Omit all pictures. Copy the rest of the material exactly.

GIVEN MATERIAL:
::::::::
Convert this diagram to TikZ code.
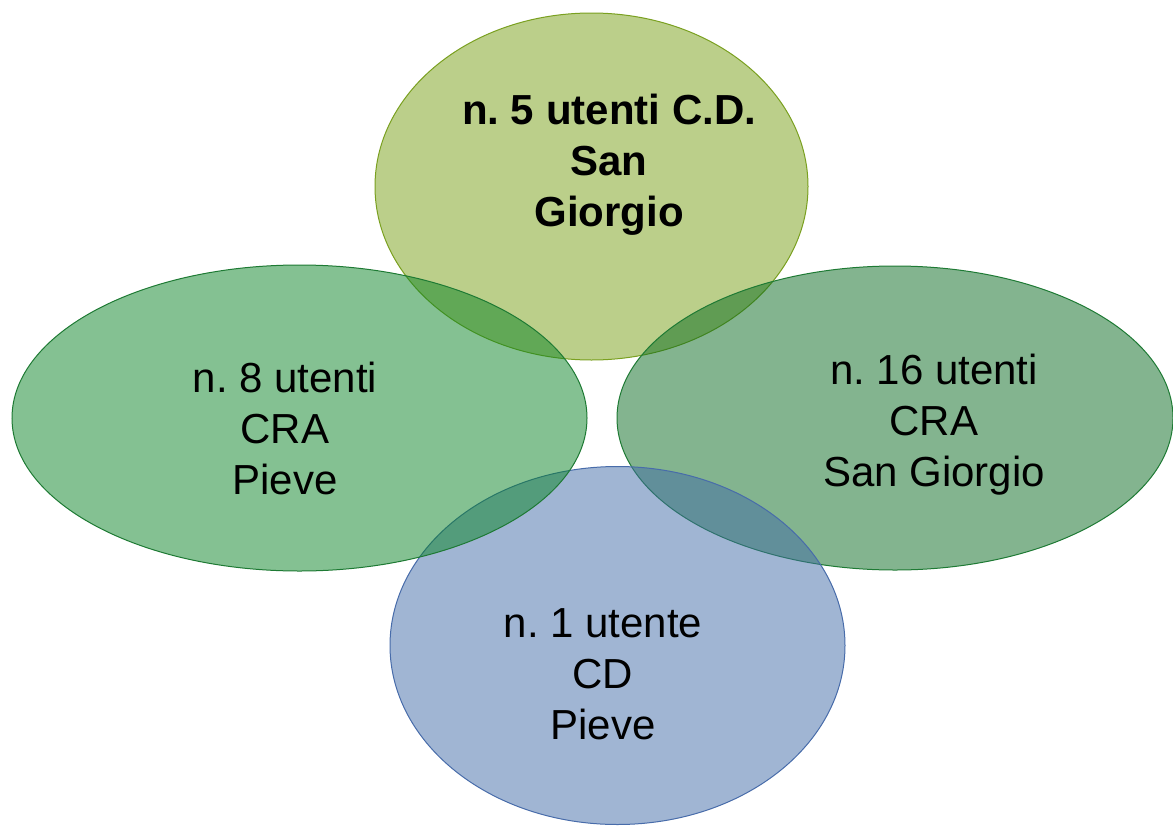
\documentclass[tikz,border=0pt]{standalone}
\usepackage{fontspec}
\setmainfont{Liberation Sans}
\usetikzlibrary{positioning}
\frenchspacing

\definecolor{cdsgfill}{RGB}{119,159,21}
\definecolor{cdsgline}{RGB}{122,160,32}
\definecolor{crapfill}{RGB}{9,131,37}
\definecolor{crasgfill}{RGB}{7,105,31}
\definecolor{craline}{RGB}{30,122,52}
\definecolor{cdpfill}{RGB}{65,107,167}
\definecolor{cdpline}{RGB}{72,108,170}

\tikzset{
  petal/.style={fill opacity=0.5,line width=1pt},
  lbl/.style={align=center,font=\fontsize{42}{51}\selectfont}
}

\begin{document}
\begin{tikzpicture}[x=1pt,y=-1pt]
\useasboundingbox (0,0) rectangle (1173,825);

% the four sets, back to front
\foreach \c/\l/\x/\y/\rx/\ry in {cdsgfill/cdsgline/591.5/186.5/216.5/173.5,
	crasgfill/craline/895/418/278/152,
	cdpfill/cdpline/617.5/645.5/227.5/179,
	crapfill/craline/299.5/418/287.5/153}{
	\draw[petal,fill=\c,draw=\l](\x,\y)ellipse[x radius=\rx pt,y radius=\ry pt];
}

\node[lbl,font=\fontsize{42}{51}\selectfont\bfseries] (cdsg) at (609,165) {n. 5 utenti C.D.\\San\\Giorgio};
\node[lbl] (crap) at (285,428.5) {n. 8 utenti\\CRA\\Pieve};
\node[lbl] (crasg) at (934,425) {n. 16 utenti\\CRA\\San Giorgio};
\node[lbl] (cdp) at (603,674) {n. 1 utente\\CD\\Pieve};

\end{tikzpicture}
\end{document}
::::::::
IN RESPONSE:
Convert this diagram to TikZ code.
\documentclass[tikz,border=0pt]{standalone}
\usepackage{fontspec}
\setmainfont{Liberation Sans}
\usetikzlibrary{positioning}
\frenchspacing

\definecolor{cdsgfill}{RGB}{119,159,21}
\definecolor{cdsgline}{RGB}{122,160,32}
\definecolor{crapfill}{RGB}{9,131,37}
\definecolor{crasgfill}{RGB}{7,105,31}
\definecolor{craline}{RGB}{30,122,52}
\definecolor{cdpfill}{RGB}{65,107,167}
\definecolor{cdpline}{RGB}{72,108,170}

\tikzset{
  petal/.style={fill opacity=0.5,line width=1pt},
  lbl/.style={align=center,font=\fontsize{42}{51}\selectfont}
}

\begin{document}
\begin{tikzpicture}[x=1pt,y=-1pt]
\useasboundingbox (0,0) rectangle (1173,825);

% the four sets, back to front
\foreach \c/\l/\x/\y/\rx/\ry in {cdsgfill/cdsgline/591.5/186.5/216.5/173.5,
	crasgfill/craline/895/418/278/152,
	cdpfill/cdpline/617.5/645.5/227.5/179,
	crapfill/craline/299.5/418/287.5/153}{
	\draw[petal,fill=\c,draw=\l](\x,\y)ellipse[x radius=\rx pt,y radius=\ry pt];
}

\node[lbl,font=\fontsize{42}{51}\selectfont\bfseries] (cdsg) at (609,165) {n. 5 utenti C.D.\\San\\Giorgio};
\node[lbl] (crap) at (285,428.5) {n. 8 utenti\\CRA\\Pieve};
\node[lbl] (crasg) at (934,425) {n. 16 utenti\\CRA\\San Giorgio};
\node[lbl] (cdp) at (603,674) {n. 1 utente\\CD\\Pieve};

\end{tikzpicture}
\end{document}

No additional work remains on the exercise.